-- Start ENTRIES --
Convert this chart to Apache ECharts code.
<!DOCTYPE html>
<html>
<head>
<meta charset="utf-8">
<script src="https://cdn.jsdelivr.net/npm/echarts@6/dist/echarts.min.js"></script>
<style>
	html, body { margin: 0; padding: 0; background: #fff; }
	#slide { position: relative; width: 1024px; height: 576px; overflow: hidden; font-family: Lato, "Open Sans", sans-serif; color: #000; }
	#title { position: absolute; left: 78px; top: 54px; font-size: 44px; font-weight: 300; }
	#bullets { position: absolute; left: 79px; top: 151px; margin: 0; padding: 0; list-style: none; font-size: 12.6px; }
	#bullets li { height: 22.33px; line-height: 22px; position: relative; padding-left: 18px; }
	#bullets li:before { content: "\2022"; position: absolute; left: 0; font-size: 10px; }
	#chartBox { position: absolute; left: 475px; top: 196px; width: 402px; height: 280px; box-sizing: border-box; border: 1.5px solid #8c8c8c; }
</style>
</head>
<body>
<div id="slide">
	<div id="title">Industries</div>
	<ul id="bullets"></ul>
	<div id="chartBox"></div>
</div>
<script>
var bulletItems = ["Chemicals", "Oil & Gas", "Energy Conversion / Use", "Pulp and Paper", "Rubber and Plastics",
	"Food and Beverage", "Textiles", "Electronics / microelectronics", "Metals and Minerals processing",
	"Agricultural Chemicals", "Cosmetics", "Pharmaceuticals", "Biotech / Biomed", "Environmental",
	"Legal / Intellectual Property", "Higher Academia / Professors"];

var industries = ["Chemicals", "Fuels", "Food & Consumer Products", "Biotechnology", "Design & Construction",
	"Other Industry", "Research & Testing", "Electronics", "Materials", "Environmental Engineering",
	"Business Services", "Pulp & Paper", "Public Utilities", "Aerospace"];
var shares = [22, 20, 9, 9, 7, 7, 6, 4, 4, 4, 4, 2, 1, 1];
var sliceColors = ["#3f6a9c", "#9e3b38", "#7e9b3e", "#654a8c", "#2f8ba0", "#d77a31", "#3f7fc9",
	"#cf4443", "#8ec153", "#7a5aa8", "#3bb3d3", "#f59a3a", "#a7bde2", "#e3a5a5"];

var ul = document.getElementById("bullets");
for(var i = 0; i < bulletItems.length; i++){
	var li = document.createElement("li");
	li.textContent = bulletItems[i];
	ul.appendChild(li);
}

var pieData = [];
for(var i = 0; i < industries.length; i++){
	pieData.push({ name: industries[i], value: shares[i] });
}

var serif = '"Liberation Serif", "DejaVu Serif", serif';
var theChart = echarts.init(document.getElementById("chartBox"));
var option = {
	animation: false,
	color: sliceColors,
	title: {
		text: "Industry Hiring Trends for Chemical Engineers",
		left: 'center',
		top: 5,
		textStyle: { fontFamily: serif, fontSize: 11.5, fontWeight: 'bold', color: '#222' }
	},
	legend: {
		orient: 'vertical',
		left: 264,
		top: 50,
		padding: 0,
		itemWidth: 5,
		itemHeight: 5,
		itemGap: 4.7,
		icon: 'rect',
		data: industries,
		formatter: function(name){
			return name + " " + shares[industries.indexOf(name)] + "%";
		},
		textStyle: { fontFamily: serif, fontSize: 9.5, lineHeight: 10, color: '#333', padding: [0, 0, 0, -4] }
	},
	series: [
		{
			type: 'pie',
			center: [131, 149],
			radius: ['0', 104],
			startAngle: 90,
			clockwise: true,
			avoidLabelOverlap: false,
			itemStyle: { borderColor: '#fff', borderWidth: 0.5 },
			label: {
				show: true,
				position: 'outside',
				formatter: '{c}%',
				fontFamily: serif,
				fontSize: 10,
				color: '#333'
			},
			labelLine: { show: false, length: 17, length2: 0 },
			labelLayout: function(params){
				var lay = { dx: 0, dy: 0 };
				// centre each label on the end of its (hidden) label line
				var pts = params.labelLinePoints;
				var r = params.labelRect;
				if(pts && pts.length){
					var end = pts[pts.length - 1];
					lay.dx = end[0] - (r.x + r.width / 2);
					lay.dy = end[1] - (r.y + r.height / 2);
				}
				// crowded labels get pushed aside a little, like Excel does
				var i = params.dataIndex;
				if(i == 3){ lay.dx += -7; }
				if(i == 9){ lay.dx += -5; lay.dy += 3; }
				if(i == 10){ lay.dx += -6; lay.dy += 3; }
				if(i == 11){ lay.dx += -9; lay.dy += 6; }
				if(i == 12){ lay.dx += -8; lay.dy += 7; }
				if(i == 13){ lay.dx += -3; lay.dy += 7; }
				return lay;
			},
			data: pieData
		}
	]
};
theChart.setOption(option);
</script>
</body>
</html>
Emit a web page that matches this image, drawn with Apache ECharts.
-- End ENTRIES --
— WORK REQUIRED —
All entries shown above should be printed again exactly.

— ANSWER BELOW —
Convert this chart to Apache ECharts code.
<!DOCTYPE html>
<html>
<head>
<meta charset="utf-8">
<script src="https://cdn.jsdelivr.net/npm/echarts@6/dist/echarts.min.js"></script>
<style>
	html, body { margin: 0; padding: 0; background: #fff; }
	#slide { position: relative; width: 1024px; height: 576px; overflow: hidden; font-family: Lato, "Open Sans", sans-serif; color: #000; }
	#title { position: absolute; left: 78px; top: 54px; font-size: 44px; font-weight: 300; }
	#bullets { position: absolute; left: 79px; top: 151px; margin: 0; padding: 0; list-style: none; font-size: 12.6px; }
	#bullets li { height: 22.33px; line-height: 22px; position: relative; padding-left: 18px; }
	#bullets li:before { content: "\2022"; position: absolute; left: 0; font-size: 10px; }
	#chartBox { position: absolute; left: 475px; top: 196px; width: 402px; height: 280px; box-sizing: border-box; border: 1.5px solid #8c8c8c; }
</style>
</head>
<body>
<div id="slide">
	<div id="title">Industries</div>
	<ul id="bullets"></ul>
	<div id="chartBox"></div>
</div>
<script>
var bulletItems = ["Chemicals", "Oil & Gas", "Energy Conversion / Use", "Pulp and Paper", "Rubber and Plastics",
	"Food and Beverage", "Textiles", "Electronics / microelectronics", "Metals and Minerals processing",
	"Agricultural Chemicals", "Cosmetics", "Pharmaceuticals", "Biotech / Biomed", "Environmental",
	"Legal / Intellectual Property", "Higher Academia / Professors"];

var industries = ["Chemicals", "Fuels", "Food & Consumer Products", "Biotechnology", "Design & Construction",
	"Other Industry", "Research & Testing", "Electronics", "Materials", "Environmental Engineering",
	"Business Services", "Pulp & Paper", "Public Utilities", "Aerospace"];
var shares = [22, 20, 9, 9, 7, 7, 6, 4, 4, 4, 4, 2, 1, 1];
var sliceColors = ["#3f6a9c", "#9e3b38", "#7e9b3e", "#654a8c", "#2f8ba0", "#d77a31", "#3f7fc9",
	"#cf4443", "#8ec153", "#7a5aa8", "#3bb3d3", "#f59a3a", "#a7bde2", "#e3a5a5"];

var ul = document.getElementById("bullets");
for(var i = 0; i < bulletItems.length; i++){
	var li = document.createElement("li");
	li.textContent = bulletItems[i];
	ul.appendChild(li);
}

var pieData = [];
for(var i = 0; i < industries.length; i++){
	pieData.push({ name: industries[i], value: shares[i] });
}

var serif = '"Liberation Serif", "DejaVu Serif", serif';
var theChart = echarts.init(document.getElementById("chartBox"));
var option = {
	animation: false,
	color: sliceColors,
	title: {
		text: "Industry Hiring Trends for Chemical Engineers",
		left: 'center',
		top: 5,
		textStyle: { fontFamily: serif, fontSize: 11.5, fontWeight: 'bold', color: '#222' }
	},
	legend: {
		orient: 'vertical',
		left: 264,
		top: 50,
		padding: 0,
		itemWidth: 5,
		itemHeight: 5,
		itemGap: 4.7,
		icon: 'rect',
		data: industries,
		formatter: function(name){
			return name + " " + shares[industries.indexOf(name)] + "%";
		},
		textStyle: { fontFamily: serif, fontSize: 9.5, lineHeight: 10, color: '#333', padding: [0, 0, 0, -4] }
	},
	series: [
		{
			type: 'pie',
			center: [131, 149],
			radius: ['0', 104],
			startAngle: 90,
			clockwise: true,
			avoidLabelOverlap: false,
			itemStyle: { borderColor: '#fff', borderWidth: 0.5 },
			label: {
				show: true,
				position: 'outside',
				formatter: '{c}%',
				fontFamily: serif,
				fontSize: 10,
				color: '#333'
			},
			labelLine: { show: false, length: 17, length2: 0 },
			labelLayout: function(params){
				var lay = { dx: 0, dy: 0 };
				// centre each label on the end of its (hidden) label line
				var pts = params.labelLinePoints;
				var r = params.labelRect;
				if(pts && pts.length){
					var end = pts[pts.length - 1];
					lay.dx = end[0] - (r.x + r.width / 2);
					lay.dy = end[1] - (r.y + r.height / 2);
				}
				// crowded labels get pushed aside a little, like Excel does
				var i = params.dataIndex;
				if(i == 3){ lay.dx += -7; }
				if(i == 9){ lay.dx += -5; lay.dy += 3; }
				if(i == 10){ lay.dx += -6; lay.dy += 3; }
				if(i == 11){ lay.dx += -9; lay.dy += 6; }
				if(i == 12){ lay.dx += -8; lay.dy += 7; }
				if(i == 13){ lay.dx += -3; lay.dy += 7; }
				return lay;
			},
			data: pieData
		}
	]
};
theChart.setOption(option);
</script>
</body>
</html>
Emit a web page that matches this image, drawn with Apache ECharts.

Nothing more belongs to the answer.